▶ _DATA EXTRACT_:
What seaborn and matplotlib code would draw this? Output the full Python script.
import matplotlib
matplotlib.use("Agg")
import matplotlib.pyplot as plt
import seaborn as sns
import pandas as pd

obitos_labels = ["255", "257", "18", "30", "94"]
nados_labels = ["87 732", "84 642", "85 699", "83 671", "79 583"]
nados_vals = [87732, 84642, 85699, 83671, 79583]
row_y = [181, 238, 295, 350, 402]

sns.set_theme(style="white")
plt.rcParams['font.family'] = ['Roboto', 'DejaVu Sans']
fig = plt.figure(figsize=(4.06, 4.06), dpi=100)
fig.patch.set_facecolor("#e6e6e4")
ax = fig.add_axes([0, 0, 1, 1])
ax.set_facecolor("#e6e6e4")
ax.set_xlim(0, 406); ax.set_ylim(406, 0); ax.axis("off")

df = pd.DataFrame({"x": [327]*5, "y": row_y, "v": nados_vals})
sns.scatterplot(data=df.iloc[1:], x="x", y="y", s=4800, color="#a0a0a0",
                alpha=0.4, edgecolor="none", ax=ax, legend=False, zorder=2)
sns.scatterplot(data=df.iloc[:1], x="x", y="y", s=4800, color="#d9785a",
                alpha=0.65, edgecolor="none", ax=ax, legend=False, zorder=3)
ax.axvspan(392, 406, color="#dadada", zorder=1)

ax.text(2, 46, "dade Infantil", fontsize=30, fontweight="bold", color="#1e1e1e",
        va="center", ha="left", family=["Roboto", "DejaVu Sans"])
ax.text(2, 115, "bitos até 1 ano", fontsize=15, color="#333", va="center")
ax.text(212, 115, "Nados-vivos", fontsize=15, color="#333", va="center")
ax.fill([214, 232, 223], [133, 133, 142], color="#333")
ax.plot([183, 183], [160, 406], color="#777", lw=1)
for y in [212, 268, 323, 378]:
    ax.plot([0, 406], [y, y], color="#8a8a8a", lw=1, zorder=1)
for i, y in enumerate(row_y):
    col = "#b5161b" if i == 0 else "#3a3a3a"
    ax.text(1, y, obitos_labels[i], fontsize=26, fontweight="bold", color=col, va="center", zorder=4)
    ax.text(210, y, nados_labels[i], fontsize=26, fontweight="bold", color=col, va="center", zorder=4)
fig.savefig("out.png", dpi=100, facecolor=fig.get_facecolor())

==

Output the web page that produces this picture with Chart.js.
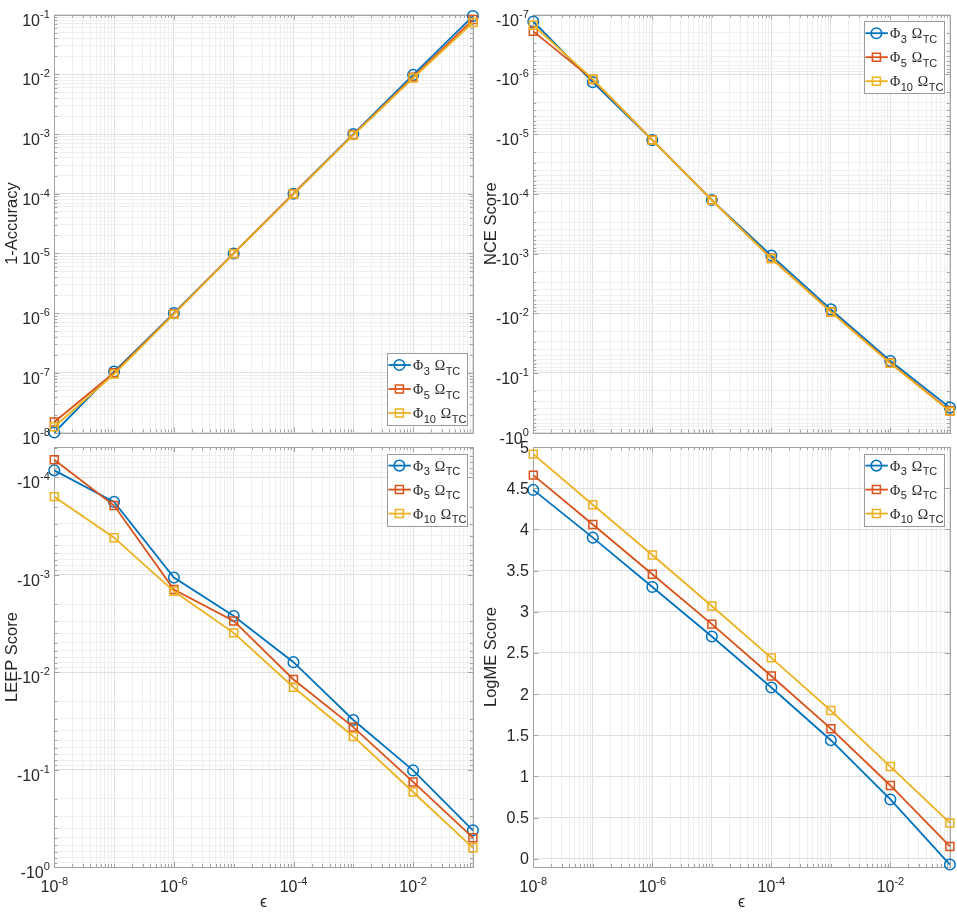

* * *

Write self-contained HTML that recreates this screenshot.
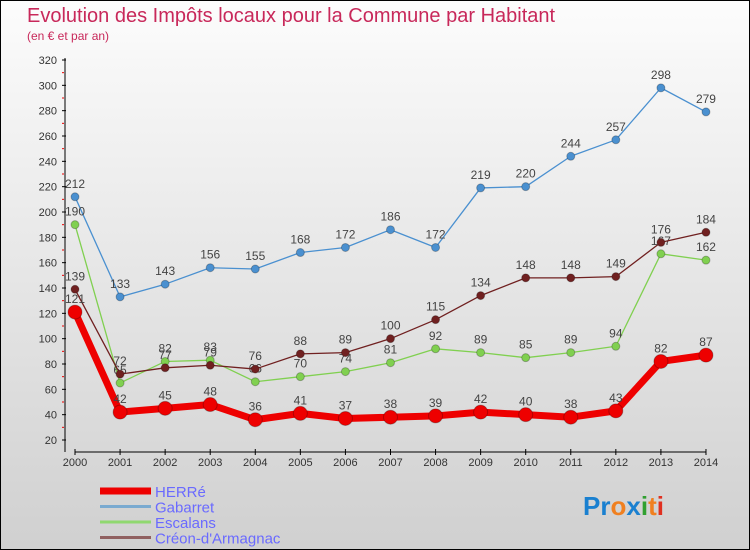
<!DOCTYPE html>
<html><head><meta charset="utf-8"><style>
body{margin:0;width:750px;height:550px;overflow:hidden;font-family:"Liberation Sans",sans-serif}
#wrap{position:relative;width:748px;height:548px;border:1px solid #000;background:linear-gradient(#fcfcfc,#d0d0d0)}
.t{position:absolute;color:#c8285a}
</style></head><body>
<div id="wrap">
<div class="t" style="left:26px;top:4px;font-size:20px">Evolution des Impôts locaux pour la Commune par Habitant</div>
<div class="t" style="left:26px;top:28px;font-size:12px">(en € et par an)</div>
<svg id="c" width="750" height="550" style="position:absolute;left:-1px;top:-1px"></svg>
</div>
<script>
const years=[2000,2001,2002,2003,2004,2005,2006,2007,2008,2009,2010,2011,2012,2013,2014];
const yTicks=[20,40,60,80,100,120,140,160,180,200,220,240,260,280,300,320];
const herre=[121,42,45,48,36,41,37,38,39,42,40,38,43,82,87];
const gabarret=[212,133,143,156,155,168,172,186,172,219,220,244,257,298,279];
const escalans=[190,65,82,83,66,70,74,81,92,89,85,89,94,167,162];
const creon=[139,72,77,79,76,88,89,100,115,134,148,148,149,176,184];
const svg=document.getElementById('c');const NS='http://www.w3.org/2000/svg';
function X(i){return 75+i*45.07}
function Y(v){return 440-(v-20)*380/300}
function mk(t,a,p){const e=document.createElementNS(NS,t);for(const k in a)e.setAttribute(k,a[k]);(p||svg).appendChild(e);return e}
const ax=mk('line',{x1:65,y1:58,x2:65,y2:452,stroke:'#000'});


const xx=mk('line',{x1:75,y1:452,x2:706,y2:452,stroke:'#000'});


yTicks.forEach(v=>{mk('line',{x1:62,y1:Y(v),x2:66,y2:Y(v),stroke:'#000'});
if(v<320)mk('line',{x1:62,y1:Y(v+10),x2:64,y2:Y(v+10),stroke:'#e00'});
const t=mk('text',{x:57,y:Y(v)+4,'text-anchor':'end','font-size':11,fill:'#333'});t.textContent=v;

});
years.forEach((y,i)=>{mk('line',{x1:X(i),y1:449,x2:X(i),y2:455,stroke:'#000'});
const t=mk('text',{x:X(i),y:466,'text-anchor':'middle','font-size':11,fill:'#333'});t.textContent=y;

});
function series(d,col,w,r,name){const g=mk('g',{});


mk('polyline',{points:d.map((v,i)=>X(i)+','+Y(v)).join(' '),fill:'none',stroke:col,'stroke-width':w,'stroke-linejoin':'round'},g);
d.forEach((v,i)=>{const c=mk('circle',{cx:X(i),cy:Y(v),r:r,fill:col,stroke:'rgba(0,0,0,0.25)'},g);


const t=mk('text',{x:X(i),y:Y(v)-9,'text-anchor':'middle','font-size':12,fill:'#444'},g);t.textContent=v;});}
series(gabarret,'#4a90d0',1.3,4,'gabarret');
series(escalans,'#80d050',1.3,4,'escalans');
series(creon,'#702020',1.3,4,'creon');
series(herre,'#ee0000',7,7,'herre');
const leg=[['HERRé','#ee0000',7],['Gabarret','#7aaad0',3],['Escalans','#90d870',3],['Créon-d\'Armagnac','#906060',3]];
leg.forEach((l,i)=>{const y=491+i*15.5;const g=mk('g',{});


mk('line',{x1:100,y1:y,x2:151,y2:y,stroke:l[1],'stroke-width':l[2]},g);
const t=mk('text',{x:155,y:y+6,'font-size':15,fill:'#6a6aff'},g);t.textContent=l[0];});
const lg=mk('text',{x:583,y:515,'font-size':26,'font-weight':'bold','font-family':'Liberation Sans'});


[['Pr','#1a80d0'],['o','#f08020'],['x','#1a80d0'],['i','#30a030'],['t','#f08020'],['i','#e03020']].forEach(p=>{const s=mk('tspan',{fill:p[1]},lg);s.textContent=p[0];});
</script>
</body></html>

▶ _WHAT IS BEING ASKED_:
With the first line being the one containing "What seaborn and" and the last line the one containing "ax.set_xlim(0, 406); ax.set_ylim(406, 0);", transcribe exactly the lines above that fall in that range.

▶ _WRITTEN REPLY_:
What seaborn and matplotlib code would draw this? Output the full Python script.
import matplotlib
matplotlib.use("Agg")
import matplotlib.pyplot as plt
import seaborn as sns
import pandas as pd

obitos_labels = ["255", "257", "18", "30", "94"]
nados_labels = ["87 732", "84 642", "85 699", "83 671", "79 583"]
nados_vals = [87732, 84642, 85699, 83671, 79583]
row_y = [181, 238, 295, 350, 402]

sns.set_theme(style="white")
plt.rcParams['font.family'] = ['Roboto', 'DejaVu Sans']
fig = plt.figure(figsize=(4.06, 4.06), dpi=100)
fig.patch.set_facecolor("#e6e6e4")
ax = fig.add_axes([0, 0, 1, 1])
ax.set_facecolor("#e6e6e4")
ax.set_xlim(0, 406); ax.set_ylim(406, 0); ax.axis("off")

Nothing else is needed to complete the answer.